Astrophysicist (but not a cosmologist) here: this is true! In its favour, though, this makes "dark matter" an umbrella term that covers any phenomenon that fits the data. It might be stray, undetected, planet-sized objects; it might be some exotic neutrino variant; it might be little clumps of antiquarks; it might be one of any number of things. All these possibilities are referred to under the term "dark matter".
On the particular possibilities you mention:
Our current theory of gravity does not apply on the scales we are observing, i.e., the theory is incomplete.
This is certainly possible, and some theorists work on it. My understanding, though, is that these approaches postulate energy (with an equivalent mass) resulting from large-scale gravitational fields; that is, you can think of this as a form of dark matter that arises from the gravitational field itself.
This sort of approach has trouble explaining the formation of small-scale dark-matter halos, which depend on some kind of dark-matter self-interaction. It's also incompatible with the example in this article: if "dark matter" results directly from gravitational fields, how can you have a galaxy without it?
Physical laws are not constant. e are looking at very distant objects, and seeing them in the distant past. Perhaps universal constants are not, in fact, constant across large spans of space and/or time.
If this were the case, we'd expect the rotation curves of nearby galaxies to be well-behaved, while more distant galaxies would show gradually increasing evidence for the influence of "dark matter". We don't see that. There are theories that fundamental constants do change over time - I've seen some interesting tests for the speed of light changing based on gamma-ray absorption spectra - but they don't work as an alternative explanation to dark matter.

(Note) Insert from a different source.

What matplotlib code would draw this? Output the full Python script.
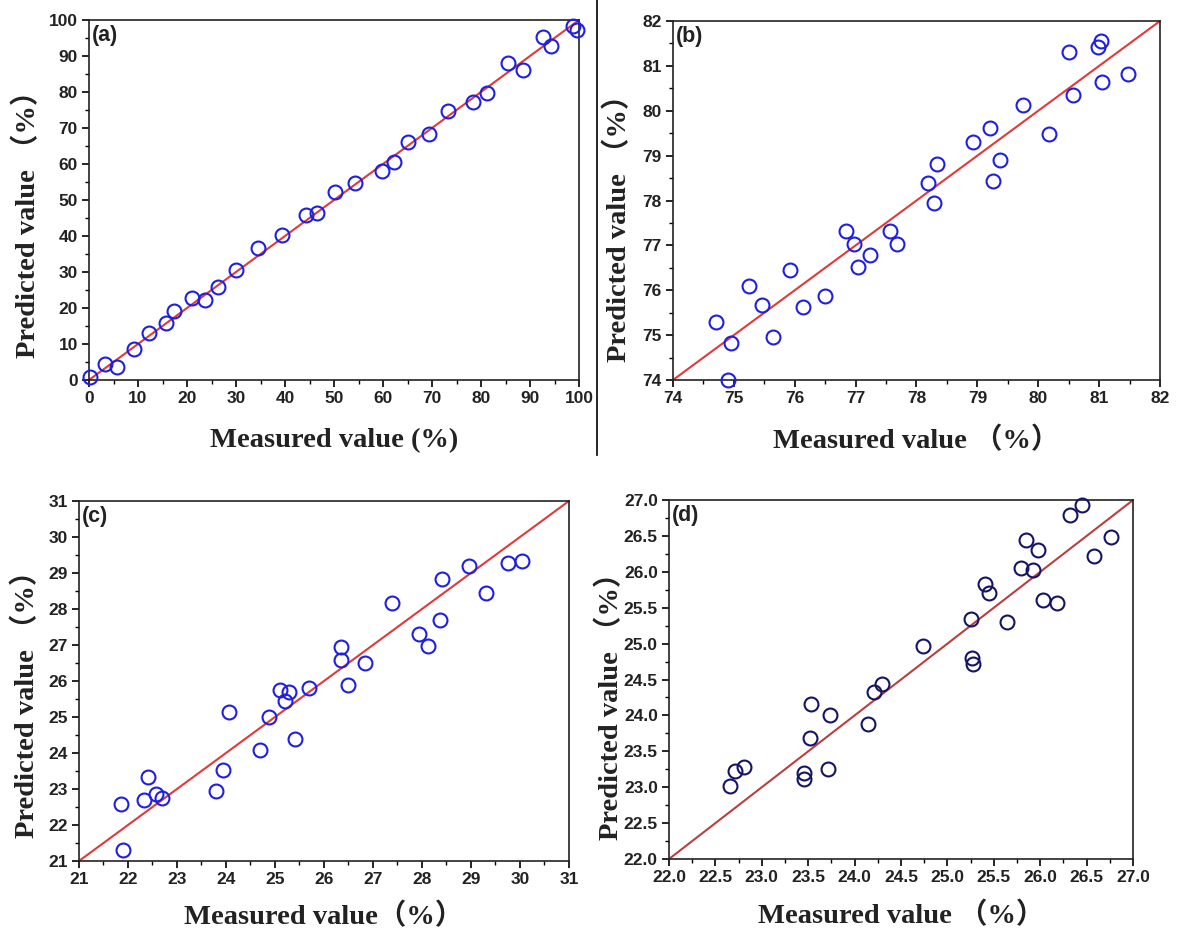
import matplotlib
matplotlib.use("Agg")
import matplotlib.pyplot as plt
from matplotlib.ticker import MultipleLocator, FormatStrFormatter
from matplotlib.lines import Line2D

# ---------------- data ----------------
a_measured = [0.2, 3.3, 5.7, 9.2, 12.2, 15.7, 17.4, 21.0, 23.6, 26.3, 29.9, 34.5, 39.3,
              44.2, 46.6, 50.2, 54.3, 59.8, 62.2, 65.1, 69.4, 73.3, 78.3, 81.3, 85.6,
              88.6, 92.6, 94.2, 98.7, 99.5]
a_predicted = [0.8, 4.4, 3.7, 8.6, 13.1, 15.7, 19.1, 22.9, 22.2, 25.7, 30.6, 36.6, 40.3,
               45.8, 46.3, 52.3, 54.8, 58.1, 60.6, 66.0, 68.2, 74.8, 77.1, 79.8, 88.1,
               86.1, 95.2, 92.9, 98.3, 97.2]

b_measured = [74.71, 74.95, 74.91, 75.25, 75.47, 75.65, 75.93, 76.14, 76.49, 76.85, 76.97,
              77.04, 77.23, 77.56, 77.68, 78.19, 78.33, 78.29, 78.92, 79.20, 79.26, 79.37,
              79.75, 80.18, 80.50, 80.57, 80.98, 81.03, 81.04, 81.47]
b_predicted = [75.29, 74.83, 74.01, 76.09, 75.68, 74.95, 76.45, 75.62, 75.87, 77.32, 77.04,
               76.52, 76.78, 77.32, 77.03, 78.39, 78.81, 77.95, 79.30, 79.61, 78.43, 78.90,
               80.12, 79.48, 81.30, 80.35, 81.42, 81.55, 80.64, 80.81]

c_measured = [21.85, 21.90, 22.33, 22.41, 22.57, 22.70, 23.80, 23.93, 24.07, 24.69, 24.87,
              25.10, 25.21, 25.29, 25.40, 25.69, 26.34, 26.34, 26.49, 26.83, 27.39, 27.94,
              28.13, 28.37, 28.41, 28.96, 29.30, 29.75, 30.05]
c_predicted = [22.58, 21.31, 22.69, 23.33, 22.85, 22.76, 22.94, 23.52, 25.13, 24.09, 25.00,
               25.76, 25.44, 25.69, 24.38, 25.80, 26.94, 26.59, 25.89, 26.51, 28.17, 27.31,
               26.96, 27.69, 28.83, 29.20, 28.44, 29.28, 29.32]

d_measured = [22.66, 22.71, 22.81, 23.45, 23.46, 23.52, 23.53, 23.71, 23.74, 24.14, 24.21,
              24.30, 24.74, 25.25, 25.26, 25.28, 25.40, 25.45, 25.64, 25.79, 25.85, 25.92,
              25.98, 26.03, 26.18, 26.32, 26.45, 26.58, 26.76]
d_predicted = [23.02, 23.23, 23.28, 23.20, 23.12, 23.68, 24.16, 23.25, 24.00, 23.88, 24.33,
               24.44, 24.97, 25.34, 24.80, 24.72, 25.83, 25.70, 25.30, 26.06, 26.45, 26.03,
               26.31, 25.61, 25.56, 26.79, 26.93, 26.22, 26.48]

panel_labels = ["(a)", "(b)", "(c)", "(d)"]
x_labels = ["Measured value (%)", "Measured value \uff08%\uff09",
            "Measured value\uff08%\uff09", "Measured value \uff08%\uff09"]
y_label = "Predicted value \uff08%\uff09"
limits = [(0, 100), (74, 82), (21, 31), (22.0, 27.0)]
major_steps = [10, 1, 1, 0.5]
tick_formats = ["%d", "%d", "%d", "%.1f"]

# ---------------- figure ----------------
fig = plt.figure(figsize=(11.79, 9.3), dpi=100)

positions = [
    [0.0755, 0.5914, 0.4156, 0.3871],
    [0.5708, 0.5914, 0.4131, 0.3860],
    [0.0670, 0.0742, 0.4156, 0.3871],
    [0.5674, 0.0763, 0.3936, 0.3860],
]
marker_colors = ["#1f1fe0", "#1f1fe0", "#1f1fe0", "#141466"]
line_colors = ["#e03a3a", "#e03a3a", "#e03a3a", "#b84040"]
datasets = [(a_measured, a_predicted), (b_measured, b_predicted),
            (c_measured, c_predicted), (d_measured, d_predicted)]
xlabel_pads = [16, 15, 11, 12]
ylabel_coords = [(-0.097, 0.452), (-0.084, 0.443), (-0.080, 0.455), (-0.097, 0.445)]

label_font = ["Liberation Serif", "Noto Sans CJK SC", "DejaVu Sans"]

for i, ax_pos in enumerate(positions):
    ax = fig.add_axes(ax_pos)
    lo, hi = limits[i]
    xs, ys = datasets[i]
    ax.plot([lo, hi], [lo, hi], color=line_colors[i], lw=1.5, zorder=2)
    ax.plot(xs, ys, linestyle="none", marker="o", markersize=10,
            markerfacecolor="none", markeredgecolor=marker_colors[i],
            markeredgewidth=1.5, zorder=3, clip_on=False)
    ax.set_xlim(lo, hi)
    ax.set_ylim(lo, hi)
    ax.xaxis.set_major_locator(MultipleLocator(major_steps[i]))
    ax.yaxis.set_major_locator(MultipleLocator(major_steps[i]))
    ax.xaxis.set_minor_locator(MultipleLocator(major_steps[i] / 2))
    ax.yaxis.set_minor_locator(MultipleLocator(major_steps[i] / 2))
    ax.xaxis.set_major_formatter(FormatStrFormatter(tick_formats[i]))
    ax.yaxis.set_major_formatter(FormatStrFormatter(tick_formats[i]))
    ax.tick_params(which="major", direction="out", length=5, width=1.2,
                   labelsize=12.5, pad=3, top=False, right=False)
    ax.tick_params(which="minor", direction="out", length=3, width=1.0,
                   top=False, right=False)
    for lab in ax.get_xticklabels() + ax.get_yticklabels():
        lab.set_fontfamily("Liberation Sans")
        lab.set_fontweight("bold")
        lab.set_color("#222222")
    for sp in ax.spines.values():
        sp.set_linewidth(1.2)
        sp.set_color("#222222")
    ax.set_xlabel(x_labels[i], family=label_font, fontweight="bold",
                  fontsize=20.5, labelpad=xlabel_pads[i], color="#222222")
    ax.set_ylabel(y_label, family=label_font, fontweight="bold",
                  fontsize=20.5, color="#222222")
    ax.yaxis.set_label_coords(*ylabel_coords[i])
    ax.text(0.006, 0.985, panel_labels[i], transform=ax.transAxes,
            ha="left", va="top", family="Liberation Sans", fontweight="bold",
            fontsize=15.5, color="#222222")

# vertical divider line between top panels
fig.add_artist(Line2D([597 / 1179, 597 / 1179], [1.0, 1 - 455 / 930],
                      transform=fig.transFigure, color="black", lw=1.2))

fig.savefig("out.png", dpi=100)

Please, note that there is are some very powerful distinctions between practical engineering and the predictive power of science.
There are but literally every bit of engineering is based on scientific evidence. Whether or not the person doing the engineering fully and properly understands that science does not make it less true. Engineering doesn't work unless it is based on the ability of science to make predictions. There is science independent of engineering but not the other way around.
People sometimes call engineering "applied science". I think that definition is incomplete. I think it is "applied science with economic and temporal constraints". Engineering is science applied to practical tasks within the constraints of a budget and with a deadline.